You work with cities, so you know. Cars (and trucks, and SUVs) are a serious problem. From pedestrian fatalities to unnecessary greenhouse gas emissions, our primary mode of transportation in the US continues to cause challenges we face day-in and day-out. For some of us, a challenge is also how to get away from these dangerous vehicles. The more we learn, the more we become hyper-aware of our impact. Yet breaking habits and stepping outside of our comfort zone can be so hard to do. Today, we're exploring some steps you can take to be part of the solution! If you can't live car-free, try taking some of these actions to better support your community and be a better driver (when you are one.)
Eliminate Small Trips
Did you know that car trips under 1 mile add up to about 10 billion miles of driving each year in the US? That's huge, and we can do better. If you often find yourself driving small trips under 2 miles, re-think your routine.
- Even if you're not an avid bike rider, a 2-mile ride is incredibly easy. Dig that old bike out of your garage, borrow one from a friend, or hit up your local bike share to go for a 2-mile ride on a day off from work. You'll see how quick it goes by, and realize how capable you really are!
- Once you've gotten in the swing of a 2-mile ride, make a mental note of grocery stores, convenience stores, favorite restaurants, post offices, and other places you often go for errands that are within 2 miles of your house or work. When you visit by car, make it a point to identify the closest bike rack. Next time you need to visit that location, challenge yourself to go by bike or walk (if you've got a few extra minutes) instead of driving!
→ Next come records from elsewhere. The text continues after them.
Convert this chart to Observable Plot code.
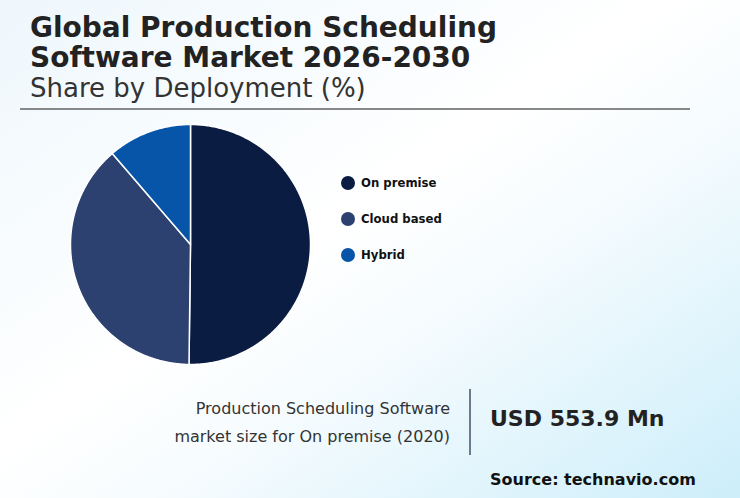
<!DOCTYPE html>
<html>
<head>
<meta charset="utf-8">
<script src="https://cdn.jsdelivr.net/npm/d3@7"></script>
<script src="https://cdn.jsdelivr.net/npm/@observablehq/plot@0.6"></script>
<style>
  html, body { margin: 0; padding: 0; }
  body { width: 740px; height: 498px; overflow: hidden; font-family: "DejaVu Sans", sans-serif; }
  #wrap { position: relative; width: 740px; height: 498px;
    background: linear-gradient(to bottom right, #eef7fc 0%, #ffffff 45%, #f7fcfe 60%, #cdeefa 100%); }
  .abs { position: absolute; white-space: nowrap; }
  #title { left: 30px; top: 13px; font-size: 28px; font-weight: bold; color: #222; line-height: 30px; }
  #subtitle { left: 30px; top: 73px; font-size: 26px; color: #333; line-height: 30px; }
  #rule { left: 20px; top: 108px; width: 670px; height: 2px; background: #888; }
  #chart { left: 70px; top: 124px; }
  .leg { position: absolute; left: 341px; font-size: 11.7px; font-weight: bold; color: #111; display: flex; align-items: center; }
  .leg span.sw { width: 14px; height: 14px; border-radius: 50%; display: inline-block; margin-right: 6px; }
  #note { right: 290px; top: 395px; font-size: 16px; color: #333; text-align: right; line-height: 28px; }
  #vline { left: 469px; top: 389px; width: 2px; height: 66px; background: #6b7b8c; }
  #usd { left: 490px; top: 406px; font-size: 22px; font-weight: bold; color: #222; }
  #src { left: 490px; top: 470px; font-size: 16px; font-weight: bold; color: #111; }
</style>
</head>
<body>
<div id="wrap">
  <div id="title" class="abs">Global Production Scheduling<br>Software Market 2026-2030</div>
  <div id="subtitle" class="abs">Share by Deployment (%)</div>
  <div id="rule" class="abs"></div>
  <div id="chart" class="abs"></div>
  <div id="legend"></div>
  <div id="note" class="abs">Production Scheduling Software<br>market size for On premise (2020)</div>
  <div id="vline" class="abs"></div>
  <div id="usd" class="abs">USD 553.9 Mn</div>
  <div id="src" class="abs">Source: technavio.com</div>
</div>
<script>
const categories = ["On premise", "Cloud based", "Hybrid"];
const shares = [50.2, 38.5, 11.3];
const colors = ["#0a1c42", "#2c4170", "#0655a8"];

// build slice outlines from the shares (angles clockwise from top)
const arcs = d3.pie().sort(null).value(d => d.value)(categories.map((c, i) => ({label: c, value: shares[i]})));
const pts = [];
for (const a of arcs) {
  const label = a.data.label;
  pts.push({label, x: 0, y: 0});
  const n = Math.max(2, Math.ceil((a.endAngle - a.startAngle) / 0.01));
  for (let k = 0; k <= n; k++) {
    const t = a.startAngle + (a.endAngle - a.startAngle) * k / n;
    pts.push({label, x: Math.sin(t), y: Math.cos(t)});
  }
}

const plot = Plot.plot({
  width: 240, height: 240,
  margin: 0,
  x: {domain: [-1, 1], axis: null},
  y: {domain: [-1, 1], axis: null},
  color: {domain: categories, range: colors},
  style: {background: "transparent", overflow: "visible"},
  marks: [
    Plot.line(pts, {x: "x", y: "y", z: "label", fill: "label", stroke: "white", strokeWidth: 1.5, curve: "linear-closed", clip: false})
  ]
});
document.getElementById("chart").appendChild(plot);

const legend = document.getElementById("legend");
const legendTops = [176, 212, 248];
categories.forEach((c, i) => {
  const row = document.createElement("div");
  row.className = "leg";
  row.style.top = legendTops[i] + "px";
  row.innerHTML = `<span class="sw" style="background:${colors[i]}"></span>${c}`;
  legend.appendChild(row);
});
</script>
</body>
</html>
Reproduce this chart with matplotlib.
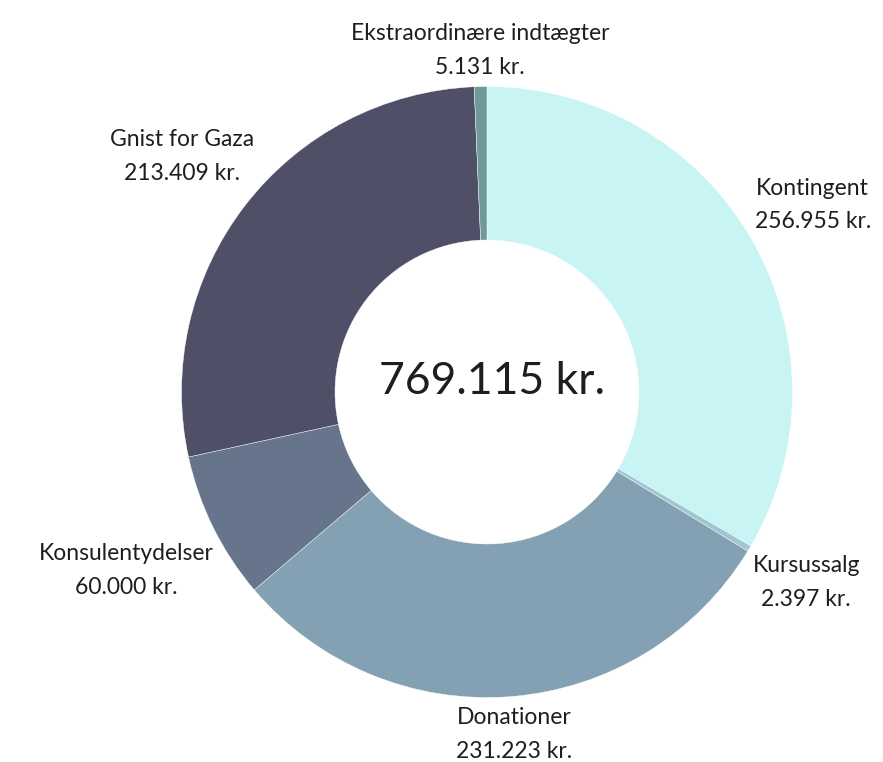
import numpy as np
import matplotlib
matplotlib.use('Agg')
import matplotlib.pyplot as plt

labels = ['Kontingent', 'Kursussalg', 'Donationer', 'Konsulentydelser',
          'Gnist for Gaza', 'Ekstraordinære indtægter']
values = [256955, 2397, 231223, 60000, 213409, 5131]
colors = ['#c9f4f4', '#9fc7d1', '#84a1b3', '#66758c', '#4f5068', '#6f9a98']

def kr(v):
    return f"{v:,}".replace(",", ".") + " kr."

plt.rcParams['font.family'] = ['Lato', 'DejaVu Sans']

W, H = 883, 762
fig = plt.figure(figsize=(W / 100, H / 100), dpi=100)
ax = fig.add_axes([0, 0, 1, 1])

cx, cy = 487, H - 392
R = 305.5
hole = 152

ax.pie(values, colors=colors, startangle=90, counterclock=False,
       center=(cx, cy), radius=R,
       wedgeprops=dict(width=R - hole, edgecolor='white', linewidth=0.3))
ax.set_xlim(0, W)
ax.set_ylim(0, H)
ax.set_aspect('equal')
ax.axis('off')

renderer = fig.canvas.get_renderer()

# label centre on the mid angle, pushed out so the box clears the ring
total = sum(values)
start = 0
for lab, v in zip(labels, values):
    mid = (start + v / 2) / total
    start += v
    ang = np.deg2rad(90 - mid * 360)
    c, s = np.cos(ang), np.sin(ang)
    t = ax.text(cx, cy, lab + '\n' + kr(v), ha='center', va='center',
                multialignment='center', fontsize=16.5, color='#1e1e1e',
                linespacing=1.75)
    bb = t.get_window_extent(renderer)
    d = R + 6 + abs(bb.width / 2 * c) + abs(bb.height / 2 * s)
    t.set_position((cx + d * c, cy + d * s))

ax.text(cx + 5, H - 381, kr(total), ha='center', va='center',
        fontsize=32, color='#1e1e1e')

fig.savefig('out.png', dpi=100)
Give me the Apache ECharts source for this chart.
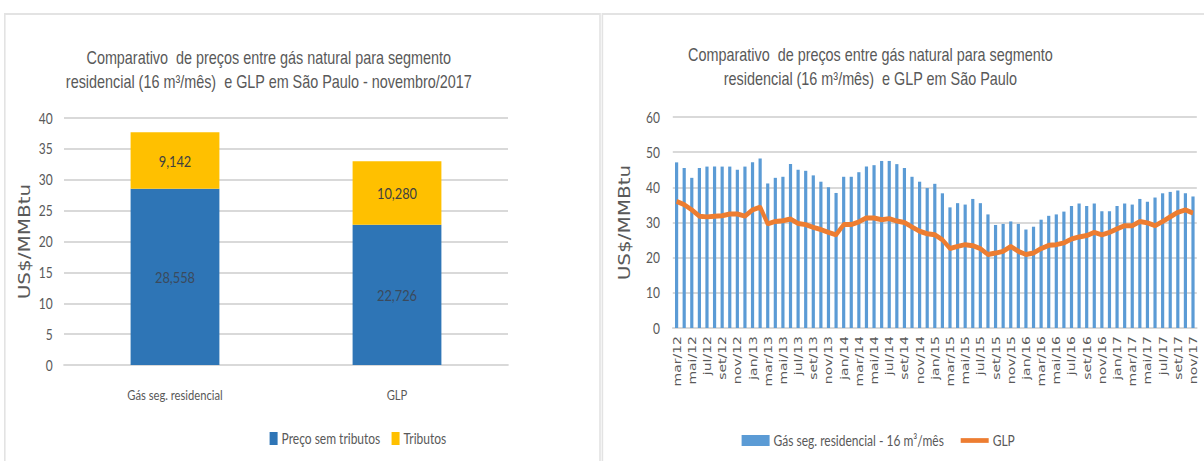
<!DOCTYPE html>
<html>
<head>
    <meta charset="utf-8">
    <title></title>
    <script src="https://cdn.jsdelivr.net/npm/echarts@6.0.0/dist/echarts.min.js"></script>
</head>
<body style="margin:0;background:#fff;overflow:hidden;">
<!-- a imagem original e estreita (texto comprimido na horizontal): desenha em 1505px e comprime para 1204px -->
<div id="main" style="width:1505px;height:461px;transform:scaleX(0.8);transform-origin:0 0;"></div>
<script type="text/javascript">
    // grafico da esquerda (novembro/2017)
    var cats = ["Gás seg. residencial", "GLP"];
    var semTributos = [28.558, 22.726];
    var tributos = [9.142, 10.280];

    // grafico da direita (mensal mar/12 - nov/17)
    var mesesNome = ["jan","fev","mar","abr","mai","jun","jul","ago","set","out","nov","dez"];
    var meses = [];
    for (var a = 12; a <= 17; a++) {
        for (var m = 0; m < 12; m++) {
            if (a == 12 && m < 2) continue;
            if (a == 17 && m > 10) continue;
            meses.push(mesesNome[m] + "/" + a);
        }
    }
    var gasRes = [47.1,45.5,42.7,45.5,45.9,45.9,45.9,45.9,45.0,45.9,
        47.1,48.2,41.1,42.7,43.0,46.6,45.0,44.7,43.4,41.6,
        40.0,38.4,43.0,43.0,44.3,45.9,46.3,47.5,47.5,46.6,
        45.5,43.0,41.6,39.8,41.0,38.3,34.3,35.5,35.1,36.7,
        35.5,32.3,29.3,29.6,30.3,29.6,28.0,28.8,30.8,31.9,
        32.3,33.1,34.7,35.4,34.7,35.4,33.2,33.2,34.7,35.4,
        35.1,36.7,35.9,37.1,38.3,38.7,39.1,38.3,37.4];
    var glp = [36.0,35.1,33.6,31.8,31.6,31.8,31.9,32.4,32.4,31.8,
        33.6,34.4,29.6,30.3,30.5,31.0,29.7,29.4,28.6,28.0,
        27.2,26.5,29.4,29.4,30.2,31.3,31.3,30.8,31.1,30.4,
        30.0,28.7,27.5,26.8,26.5,25.1,22.6,23.2,23.7,23.4,
        22.6,20.9,21.3,21.8,23.2,21.8,20.9,21.3,22.6,23.5,
        23.7,24.2,25.3,25.9,26.3,27.2,26.5,27.2,28.2,29.1,
        29.1,30.3,29.9,29.1,30.3,31.6,32.9,33.6,32.7];

    var fonte = "Lato, sans-serif";
    var cinza = "#595959";
    var fmt = function (p) { return p.value.toFixed(3).replace(".", ","); };

    var myChart = echarts.init(document.getElementById('main'), null, { renderer: 'svg' });
    myChart.setOption({
        animation: false,
        graphic: [
            { type: 'rect', shape: { x: 6, y: 14, width: 744, height: 460 }, style: { fill: 'none', stroke: '#e3e3e3', lineWidth: 2 } },
            { type: 'rect', shape: { x: 753, y: 14, width: 770, height: 460 }, style: { fill: 'none', stroke: '#e3e3e3', lineWidth: 2 } }
        ],
        title: [
            {
                text: 'Comparativo  de preços entre gás natural para segmento\nresidencial (16 m³/mês)  e GLP em São Paulo - novembro/2017',
                left: 331, top: 40, textAlign: 'center',
                textStyle: { fontFamily: 'Liberation Sans', fontSize: 18, fontWeight: 'normal', color: cinza, lineHeight: 24 }
            },
            {
                text: 'Comparativo  de preços entre gás natural para segmento\nresidencial (16 m³/mês)  e GLP em São Paulo',
                left: 1083, top: 37, textAlign: 'center',
                textStyle: { fontFamily: 'Liberation Sans', fontSize: 18, fontWeight: 'normal', color: cinza, lineHeight: 24 }
            }
        ],
        legend: [
            {
                data: ['Preço sem tributos', 'Tributos'],
                left: 332, top: 426, textAlign: 'center',
                icon: 'rect', itemWidth: 10, itemHeight: 13, itemGap: 14,
                textStyle: { fontFamily: fonte, fontSize: 15, color: cinza }
            },
            {
                data: [
                    { name: 'Gás seg. residencial - 16 m³/mês', icon: 'rect' },
                    { name: 'GLP', icon: 'path://M0,0 L37,0 L37,5 L0,5 Z' }
                ],
                left: 922, top: 428,
                itemWidth: 35, itemHeight: 11, itemGap: 21,
                textStyle: { fontFamily: fonte, fontSize: 15, color: cinza }
            }
        ],
        grid: [
            { left: 80, right: 870, top: 118, bottom: 96 },
            { left: 841, right: 9, top: 117, bottom: 133 }
        ],
        xAxis: [
            {
                gridIndex: 0, type: 'category', data: cats,
                axisLine: { lineStyle: { color: '#d9d9d9', width: 2 } },
                axisTick: { show: false },
                axisLabel: { fontFamily: fonte, fontSize: 14, color: cinza, margin: 22 }
            },
            {
                gridIndex: 1, type: 'category', data: meses,
                axisLine: { lineStyle: { color: '#d9d9d9', width: 2 } },
                axisTick: { show: false },
                axisLabel: { rotate: 90, interval: 1, fontFamily: 'DejaVu Sans', fontSize: 14, color: cinza, margin: 8 }
            }
        ],
        yAxis: [
            {
                gridIndex: 0, type: 'value', min: 0, max: 40, interval: 5,
                name: 'US$/MMBtu', nameLocation: 'middle', nameGap: 40,
                nameTextStyle: { fontFamily: 'DejaVu Sans', fontSize: 20, color: cinza },
                axisLine: { show: false }, axisTick: { show: false },
                axisLabel: { fontFamily: fonte, fontSize: 15, color: cinza, margin: 14 },
                splitLine: { lineStyle: { color: '#d9d9d9', width: 2 } }
            },
            {
                gridIndex: 1, type: 'value', min: 0, max: 60, interval: 10,
                name: 'US$/MMBtu', nameLocation: 'middle', nameGap: 51,
                nameTextStyle: { fontFamily: 'DejaVu Sans', fontSize: 20, color: cinza },
                axisLine: { show: false }, axisTick: { show: false },
                axisLabel: { fontFamily: fonte, fontSize: 15, color: cinza, margin: 16 },
                splitLine: { lineStyle: { color: '#d9d9d9', width: 2 } }
            }
        ],
        series: [
            {
                name: 'Preço sem tributos', type: 'bar', stack: 'total', xAxisIndex: 0, yAxisIndex: 0,
                barWidth: '40%', data: semTributos,
                itemStyle: { color: '#2e75b6' },
                label: { show: true, position: 'inside', formatter: fmt, fontFamily: fonte, fontSize: 16, color: '#3b4a5c' }
            },
            {
                name: 'Tributos', type: 'bar', stack: 'total', xAxisIndex: 0, yAxisIndex: 0,
                barWidth: '40%', data: tributos,
                itemStyle: { color: '#ffc000' },
                label: { show: true, position: 'inside', formatter: fmt, fontFamily: fonte, fontSize: 16, color: '#404040' }
            },
            {
                name: 'Gás seg. residencial - 16 m³/mês', type: 'bar', xAxisIndex: 1, yAxisIndex: 1,
                barWidth: '42%', data: gasRes,
                itemStyle: { color: '#5b9bd5' }
            },
            {
                name: 'GLP', type: 'line', xAxisIndex: 1, yAxisIndex: 1,
                data: glp, symbol: 'none',
                lineStyle: { color: '#ed7d31', width: 5 },
                itemStyle: { color: '#ed7d31' }
            }
        ]
    });
</script>
</body>
</html>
Get Yourself Excited about Transit
In dense cities, transit can often be faster than driving. On a day when you have some extra time, download the Transit app to see your options and try taking lightrail, a train, or a bus to your destination instead of your own vehicle. Once you get in a routine, challenge yourself to take transit one day each week, then two, and so on until it becomes a regular part of your routine!
Once you find your transit flow, enjoy the ride! Make a great playlist that gets you hyped for work, download recent episodes from your favorite podcasts, make a list of books you've dreamed of reading and work your way through them one-by-one, etc. Riding transit instead of driving doesn't just help the environment, you'll find that it also gives you back valuable time you would have otherwise spent sitting in traffic.
If you simply can't avoid driving much of the time, make yourself accountable to reduce your impact in other ways.
- Cut down your meat consumption (or eliminate it from your diet altogether.) The agriculture industry is one of the largest sources of pollution worldwide, and it's the single-largest cause of wildlife extinction. Some say that "without meat and dairy consumption, global farmland use could be reduced by more than 75%."
- Follow the classic trio: Reduce, Reuse, Recycle (in that order!) Reduce your consumption as much as possible. Try to avoid buying material goods you don't need, and driving places you don't need to drive. Reuse things you already have, or repair things that are broken rather than replacing them whenever possible. Recycle as a last resort! Although recycling is helpful, the energy used to recycle is often harmful in itself.
- Reduce your use of single-use plastics. Bring glass containers for leftovers, carry an extra reusable bag with you (they always come in handy!) and even pick up a biodegradable toothbrush.
Drive Smaller, and Drive Safely
When you must drive, consider the nature of your vehicle. Trucks and SUVs are more popular than ever, leading to a substantial increase in the number of pedestrian fatalities and fatal crashes involving smaller vehicles. Not long ago, scientists in Montreal studied over 3 million crashes and found that those driving an SUV instead of a sedan were 224% more likely to cause a fatal crash. Driving a big car makes you less likely to see smaller vehicles and pedestrians, and more likely to cause serious harm on impact. If you have an option, choose to drive a smaller vehicle as a part of keeping your community safe. If driving a larger vehicle, make it a point to eliminate distractions, always avoid using your phone while driving, and remain aware of your impact on the livelihood of others if acting irresponsibly.
If you've got money to give and you'd like to offset a bit of your impact as a driver, consider giving it to an organization that champions alternative modes of transportation or fights for pedestrian and child safety in our cities. If you don't have financial resources, you can still make a difference! Follow these organizations on social media, like their posts, and share/re-post their posts in your feed! These small (and free) actions go a long way to helping their message reach more supporters, and raise awareness about an important issue.